### What you need to do
Leaving out every picture, copy the lines of the data exactly, from the first through the line containing "(0,0) rectangle (1331,695);".

### Material
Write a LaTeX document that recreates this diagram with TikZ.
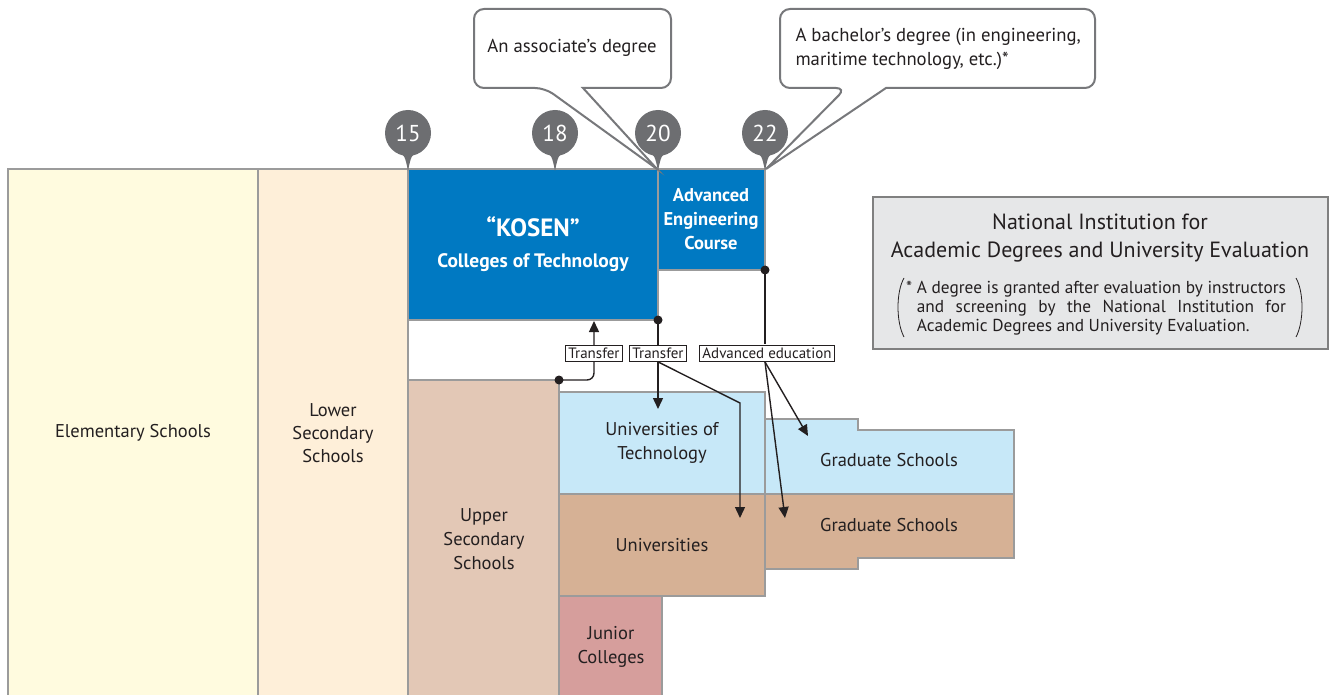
\documentclass[tikz,border=0pt]{standalone}
\usepackage{fontspec}
\setmainfont{PT Sans}
\usetikzlibrary{arrows.meta}
\definecolor{ink}{HTML}{231F20}
\definecolor{edgegray}{HTML}{9B9B9B}
\definecolor{elemfill}{HTML}{FFFBDF}
\definecolor{lowerfill}{HTML}{FEEFD9}
\definecolor{kosenblue}{HTML}{0079C2}
\definecolor{upperfill}{HTML}{E3C8B6}
\definecolor{techfill}{HTML}{C7E8F8}
\definecolor{unifill}{HTML}{D6B195}
\definecolor{juniorfill}{HTML}{D69E9C}
\definecolor{pingray}{HTML}{6D6E71}
\definecolor{calloutgray}{HTML}{77787B}
\definecolor{niadfill}{HTML}{E6E7E8}
\definecolor{niadedge}{HTML}{808080}
\newlength\notew
\tikzset{
  stage/.style={draw=edgegray, line width=2.5pt},
  lbl/.style={font=\fontsize{18.5}{24}\selectfont, text=ink, align=center},
  blbl/.style={font=\bfseries\fontsize{18.5}{24}\selectfont, text=white, align=center},
  callout/.style={draw=calloutgray, fill=white, line width=2pt},
  ctext/.style={font=\fontsize{18.7}{24}\selectfont, text=ink, align=left},
  tag/.style={draw=ink, fill=white, line width=1pt, inner xsep=2.5pt, inner ysep=2.5pt,
    font=\fontsize{15}{16}\selectfont, text=ink},
  conn/.style={draw=ink, line width=1.4pt},
  tip/.style={-{Triangle[length=11pt,width=10pt]}},
  agepin/.style={fill=pingray},
}
\begin{document}
\begin{tikzpicture}[x=1pt,y=-1pt]
\useasboundingbox (0,0) rectangle (1331,695);

% school stages
\path[stage, fill=elemfill]  (8,169) rectangle (258,712);
\path[stage, fill=lowerfill] (258,169) rectangle (408,712);
\path[stage, fill=kosenblue] (408,169) rectangle (658,320);
\path[stage, fill=kosenblue] (658,169) rectangle (765,270);
\path[stage, fill=upperfill] (408,380) rectangle (559,712);
\path[stage, fill=techfill]  (559,392) rectangle (765,494);
\path[stage, fill=unifill]   (559,494) rectangle (765,596);
\path[stage, fill=juniorfill](559,596) rectangle (662,712);
\path[stage, fill=techfill]  (765,419) -- (858,419) -- (858,430) -- (1014,430)
  -- (1014,494) -- (765,494) -- cycle;
\path[stage, fill=unifill]   (765,494) -- (1014,494) -- (1014,558) -- (858,558)
  -- (858,569) -- (765,569) -- cycle;

% stage labels
\node[lbl] (elem) at (133,433) {Elementary Schools};
\node[lbl, font=\fontsize{18.5}{23}\selectfont] (lower) at (333,433) {Lower\\Secondary\\Schools};
\node[lbl] (upper) at (484,539) {Upper\\Secondary\\Schools};
\node[lbl] (tech) at (662,442.5) {Universities of\\Technology};
\node[lbl] (uni) at (662,545) {Universities};
\node[lbl] (junior) at (611,647) {Junior\\Colleges};
\node[lbl] (gradA) at (889,460) {Graduate Schools};
\node[lbl] (gradB) at (889,525) {Graduate Schools};
\node[text=white, align=center, font=\bfseries\fontsize{19.5}{31}\selectfont] (kosen)
  at (533,244) {{\fontsize{25}{31}\selectfont “KOSEN”}\\Colleges of Technology};
\node[blbl] (aec) at (711,219) {Advanced\\Engineering\\Course};

% age pins
\foreach \x/\a in {408/15,555/18,658/20,765/22}{
  \fill[agepin] (\x-12,148) .. controls (\x-3,156) .. (\x,171)
    .. controls (\x+3,156) .. (\x+12,148) -- cycle;
  \fill[agepin] (\x,133) circle (23);
  \node[font=\fontsize{23}{24}\selectfont, text=white] (age\a) at (\x,133) {\a};
}

% degree callouts
\draw[callout] (572,9) [rounded corners=10] -- (474,9) -- (474,88) -- (545,88)
  [sharp corners] -- (657,169) -- (583,88) [rounded corners=10] -- (671,88)
  -- (671,9) -- cycle;
\node[ctext] (assoc) at (572,48) {An associate’s degree};
\draw[callout] (938,9) [rounded corners=10] -- (780,9) -- (780,88) -- (846,88)
  [sharp corners] -- (766,169) -- (886,88) [rounded corners=10] -- (1095,88)
  -- (1095,9) -- cycle;
\node[ctext, anchor=west] (bach) at (792,49)
  {A bachelor’s degree (in engineering,\\maritime technology, etc.)*};

% evaluating institution
\node[draw=niadedge, fill=niadfill, line width=2pt, minimum width=455pt,
  minimum height=152pt] (niad) at (1100.5,273) {};
\node[font=\fontsize{22}{28}\selectfont, text=ink, align=center] (niadtitle)
  at (1100,238) {National Institution for\\Academic Degrees and University Evaluation};
\node[font=\fontsize{17.3}{19}\selectfont, text=ink, align=left, anchor=west,
  inner sep=0pt] (niadnote) at (906,308)
  {\settowidth{\notew}{A degree is granted after evaluation by instructors}%
   \global\notew=\notew
   * A degree is granted after evaluation by instructors\\
   \phantom{*\ }\makebox[\notew][s]{and screening by the National Institution for}\\
   \phantom{*\ }Academic Degrees and University Evaluation.};
\draw[ink, line width=0.8pt] (904,278) .. controls (896,292) and (896,322) .. (904,337);
\draw[ink, line width=0.8pt] (1296,278) .. controls (1304,292) and (1304,322) .. (1296,337);

% connector end points
\coordinate (upperNE) at (559,380);
\coordinate (kosenSE) at (658,320);
\coordinate (aecSE) at (765,270);
\coordinate (kosenIn) at (594,321);
\coordinate (techIn) at (658,409);
\coordinate (bend) at (740,403);
\coordinate (uniIn) at (740,518);
\coordinate (gradAIn) at (808,436);
\coordinate (gradBIn) at (785,518);

% transfer and advanced education routes
\draw[conn, tip, rounded corners=7] (upperNE) -| (kosenIn);
\draw[conn, tip] (kosenSE) -- (techIn);
\node[tag] (transUp) at (594,353.5) {Transfer};
\node[tag] (transDown) at (658,353.5) {Transfer};
\draw[conn, tip] (transDown.south) -- (bend) -- (uniIn);
\draw[conn] (aecSE) -- (aecSE |- 0,344);
\node[tag] (adved) at (767,353.5) {Advanced education};
\draw[conn, tip] (adved.south -| aecSE) -- (gradAIn);
\draw[conn, tip] (adved.south -| aecSE) -- (gradBIn);
\fill[ink] (upperNE) circle (4.5) (kosenSE) circle (4.5) (aecSE) circle (4.5);
\end{tikzpicture}
\end{document}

### Full solution
Write a LaTeX document that recreates this diagram with TikZ.
\documentclass[tikz,border=0pt]{standalone}
\usepackage{fontspec}
\setmainfont{PT Sans}
\usetikzlibrary{arrows.meta}
\definecolor{ink}{HTML}{231F20}
\definecolor{edgegray}{HTML}{9B9B9B}
\definecolor{elemfill}{HTML}{FFFBDF}
\definecolor{lowerfill}{HTML}{FEEFD9}
\definecolor{kosenblue}{HTML}{0079C2}
\definecolor{upperfill}{HTML}{E3C8B6}
\definecolor{techfill}{HTML}{C7E8F8}
\definecolor{unifill}{HTML}{D6B195}
\definecolor{juniorfill}{HTML}{D69E9C}
\definecolor{pingray}{HTML}{6D6E71}
\definecolor{calloutgray}{HTML}{77787B}
\definecolor{niadfill}{HTML}{E6E7E8}
\definecolor{niadedge}{HTML}{808080}
\newlength\notew
\tikzset{
  stage/.style={draw=edgegray, line width=2.5pt},
  lbl/.style={font=\fontsize{18.5}{24}\selectfont, text=ink, align=center},
  blbl/.style={font=\bfseries\fontsize{18.5}{24}\selectfont, text=white, align=center},
  callout/.style={draw=calloutgray, fill=white, line width=2pt},
  ctext/.style={font=\fontsize{18.7}{24}\selectfont, text=ink, align=left},
  tag/.style={draw=ink, fill=white, line width=1pt, inner xsep=2.5pt, inner ysep=2.5pt,
    font=\fontsize{15}{16}\selectfont, text=ink},
  conn/.style={draw=ink, line width=1.4pt},
  tip/.style={-{Triangle[length=11pt,width=10pt]}},
  agepin/.style={fill=pingray},
}
\begin{document}
\begin{tikzpicture}[x=1pt,y=-1pt]
\useasboundingbox (0,0) rectangle (1331,695);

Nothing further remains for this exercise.